More than 50 years ago, Walter Paepcke founded the Aspen Institute and entrusted to Mortimer Adler the responsibility for devising a program of inquiry that became known as the Executive Seminar. Initially and for several decades to follow, groups of executives would gather together for two weeks under Adler’s leadership to discuss the Great Ideas…what Adler once described as “the great conversation across the centuries.”
Along the way, O’Toole became involved and today conducts Leading Change seminars. (You are urged to read his book which bears that title.) In the Foreword to this book, Lodwrick M. Cook explains O’Toole’s use of the central metaphor: “The beauty of the compass is that it provides a framework for the executive to create order out of the growing chaos of cultural diversity and conflict of values. Like a real compass, [O’Toole’s ‘value compass’] helps us to find where we are, where others are, where we want to go, and how to get there. Like the Aspen experience itself, O’Toole’s compass is aimed at developing executive judgment by expanding our understanding of the interrelationships of fundamental values.” Whose values? They range from those of ancient Greece (Socrates, Plato, Aristotle, and Sophocles) through those of the Enlightenment (Locke, Hobbes, Rousseau, Jefferson, Hamilton, and Madison) and then those more contemporary within intellectual history (Emerson, Thoreau, Marx, Mill, Freud, Hayek, Schumpeter, Friedman, Postman, and Berlin). One way or another, directly or indirectly, each of the Great Ideas can help each of us in our own quest for “the good society.” Hence the importance of the compass. I wish it were possible to recreate it graphically in combination with this brief commentary. It has four points (Liberty, Efficiency, Equality, and Community) and the tensions between and among them create what James MacGregor Burns has described as “the deadlock of democracy.”
As I can personally attest, the Executive Seminar is an exceptionally rigorous intellectual experience. Groups of approximately 20 persons spend a week together, with group discussions led by two carefully selected co-moderators. As O’Toole explains in the Introduction, his intention when writing this book was to assist executives in five roles they play. “One, as managers engaged in making `purely business’ decisions: by recognizing and properly addressing the broad social implications of such decisions, they can bring out more effective organizational performance. Two, as managers whose internal policies turn out to affect outside constituencies. Three, as managers who are participants and partners in government….Four, as citizens who vote and volunteer in political organizations. Finally, five, as individuals who choose to examine their own lives and their own personal legacies to society.” It would be a serious mistake to view Great Ideas as being impractical or somehow irrelevant to everyday human experience. On the contrary, as O’Toole brilliantly explains, they can (indeed should) invest that experience with meaning, direction, and ultimate value.

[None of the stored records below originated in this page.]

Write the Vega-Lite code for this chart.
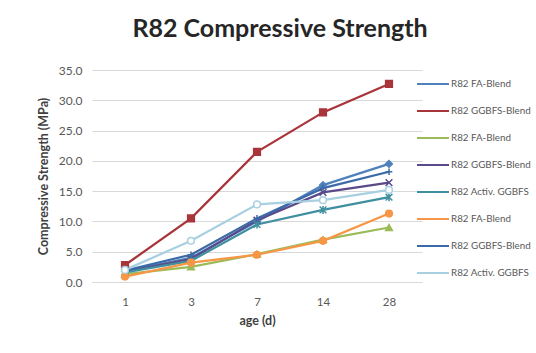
{
  "$schema": "https://vega.github.io/schema/vega-lite/v6.json",
  "width": 330,
  "height": 212,
  "autosize": "none",
  "padding": {"left": 92, "top": 70, "right": 114, "bottom": 71},
  "background": "#ffffff",
  "title": {
    "text": "R82 Compressive Strength",
    "font": "Lato",
    "fontSize": 25,
    "fontWeight": "bold",
    "color": "#262626",
    "anchor": "middle",
    "dx": 23,
    "offset": 22
  },
  "config": {
    "view": {"stroke": null},
    "font": "Lato",
    "axis": {"labelFont": "Lato", "titleFont": "Lato"}
  },
  "resolve": {"legend": {"color": "independent", "shape": "independent", "fill": "independent", "stroke": "independent"}},
  "data": {
    "values": [
      {"series": "s1", "day": 1, "value": 1.8}, {"series": "s1", "day": 3, "value": 4.0}, {"series": "s1", "day": 7, "value": 10.0}, {"series": "s1", "day": 14, "value": 16.0}, {"series": "s1", "day": 28, "value": 19.5},
      {"series": "s2", "day": 1, "value": 2.8}, {"series": "s2", "day": 3, "value": 10.5}, {"series": "s2", "day": 7, "value": 21.5}, {"series": "s2", "day": 14, "value": 28.0}, {"series": "s2", "day": 28, "value": 32.7},
      {"series": "s3", "day": 1, "value": 1.3}, {"series": "s3", "day": 3, "value": 2.5}, {"series": "s3", "day": 7, "value": 4.6}, {"series": "s3", "day": 14, "value": 7.0}, {"series": "s3", "day": 28, "value": 9.0},
      {"series": "s4", "day": 1, "value": 1.7}, {"series": "s4", "day": 3, "value": 3.8}, {"series": "s4", "day": 7, "value": 10.2}, {"series": "s4", "day": 14, "value": 14.8}, {"series": "s4", "day": 28, "value": 16.4},
      {"series": "s5", "day": 1, "value": 1.6}, {"series": "s5", "day": 3, "value": 3.5}, {"series": "s5", "day": 7, "value": 9.5}, {"series": "s5", "day": 14, "value": 11.9}, {"series": "s5", "day": 28, "value": 14.0},
      {"series": "s6", "day": 1, "value": 0.9}, {"series": "s6", "day": 3, "value": 3.2}, {"series": "s6", "day": 7, "value": 4.5}, {"series": "s6", "day": 14, "value": 6.8}, {"series": "s6", "day": 28, "value": 11.3},
      {"series": "s7", "day": 1, "value": 1.9}, {"series": "s7", "day": 3, "value": 4.5}, {"series": "s7", "day": 7, "value": 10.5}, {"series": "s7", "day": 14, "value": 15.5}, {"series": "s7", "day": 28, "value": 18.2},
      {"series": "s8", "day": 1, "value": 2.0}, {"series": "s8", "day": 3, "value": 6.8}, {"series": "s8", "day": 7, "value": 12.8}, {"series": "s8", "day": 14, "value": 13.5}, {"series": "s8", "day": 28, "value": 15.2}
    ]
  },
  "encoding": {
    "x": {
      "field": "day",
      "type": "ordinal",
      "scale": {"type": "point", "padding": 0.5},
      "axis": {
        "title": "age (d)",
        "labelAngle": 0,
        "labelFontSize": 11.5,
        "labelColor": "#595959",
        "labelPadding": 14,
        "ticks": false,
        "domainColor": "#D9D9D9",
        "titleFontSize": 12.5,
        "titleFontWeight": "bold",
        "titleColor": "#404040",
        "titlePadding": 7
      }
    },
    "y": {
      "field": "value",
      "type": "quantitative",
      "scale": {"domain": [0, 35], "nice": false},
      "axis": {
        "title": "Compressive Strength (MPa)",
        "values": [0, 5, 10, 15, 20, 25, 30, 35],
        "format": ".1f",
        "labelFontSize": 12,
        "labelColor": "#595959",
        "labelPadding": 10,
        "ticks": false,
        "domain": false,
        "gridColor": "#D9D9D9",
        "titleFontSize": 12.5,
        "titleFontWeight": "bold",
        "titleColor": "#404040",
        "titlePadding": 8
      }
    }
  },
  "layer": [
    {
      "mark": {"type": "line", "strokeWidth": 2.25},
      "encoding": {
        "color": {
          "field": "series",
          "type": "nominal",
          "scale": {
            "domain": ["s1", "s2", "s3", "s4", "s5", "s6", "s7", "s8"],
            "range": ["#4F81BD", "#A8353A", "#9BBB59", "#5A4A8A", "#3E8FA0", "#F79646", "#3B6AA8", "#A8D0E0"]
          },
          "legend": {
            "orient": "none",
            "legendX": 335,
            "legendY": 8,
            "title": null,
            "symbolType": "M-3.2,0H3.2",
            "symbolSize": 100,
            "symbolStrokeWidth": 2,
            "labelFontSize": 9.8,
            "labelColor": "#595959",
            "labelOffset": 12,
            "labelLimit": 200,
            "rowPadding": 16,
            "labelExpr": "{'s1':'R82 FA-Blend','s2':'R82 GGBFS-Blend','s3':'R82 FA-Blend','s4':'R82 GGBFS-Blend','s5':'R82 Activ. GGBFS','s6':'R82 FA-Blend','s7':'R82 GGBFS-Blend','s8':'R82 Activ. GGBFS'}[datum.value]"
          }
        }
      }
    },
    {
      "mark": {"type": "point", "filled": true, "size": 45, "strokeWidth": 1.5, "opacity": 1},
      "encoding": {
        "stroke": {
          "field": "series",
          "type": "nominal",
          "scale": {
            "domain": ["s1", "s2", "s3", "s4", "s5", "s6", "s7", "s8"],
            "range": ["#4F81BD", "#A8353A", "#9BBB59", "#5A4A8A", "#3E8FA0", "#F79646", "#3B6AA8", "#A8D0E0"]
          },
          "legend": null
        },
        "fill": {
          "field": "series",
          "type": "nominal",
          "scale": {
            "domain": ["s1", "s2", "s3", "s4", "s5", "s6", "s7", "s8"],
            "range": ["#4F81BD", "#A8353A", "#9BBB59", "#5A4A8A", "#3E8FA0", "#F79646", "#3B6AA8", "#ffffff"]
          },
          "legend": null
        },
        "shape": {
          "field": "series",
          "type": "nominal",
          "scale": {
            "domain": ["s1", "s2", "s3", "s4", "s5", "s6", "s7", "s8"],
            "range": ["diamond", "square", "triangle-up", "M-1,-1L1,1M-1,1L1,-1", "M-1,-1L1,1M-1,1L1,-1M0,-1.2L0,1.2", "circle", "M-1,0L1,0M0,-1L0,1", "circle"]
          },
          "legend": null
        }
      }
    }
  ]
}
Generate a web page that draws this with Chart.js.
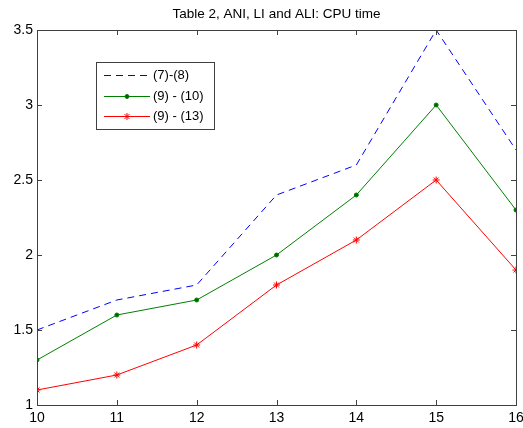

To whom specifically do I recommend this book? First, to organizational executives who believe in vales-driven leadership and wish to participate in (and be nourished by) what Adler characterizes as “the great conversation across the centuries” with those who generated or refined Great Ideas throughout the past 2,500 years. Second, to those recently embarked on a business career who need a “values compass” as they encounter what O’Toole has described (in Leading Change) as “the ideology of comfort and the tyranny of custom.” Finally, to those who wish to gain at least a sense of what the nature of discourse would be, were they to participate in one of the Executive Seminars sponsored by the Aspen Institute.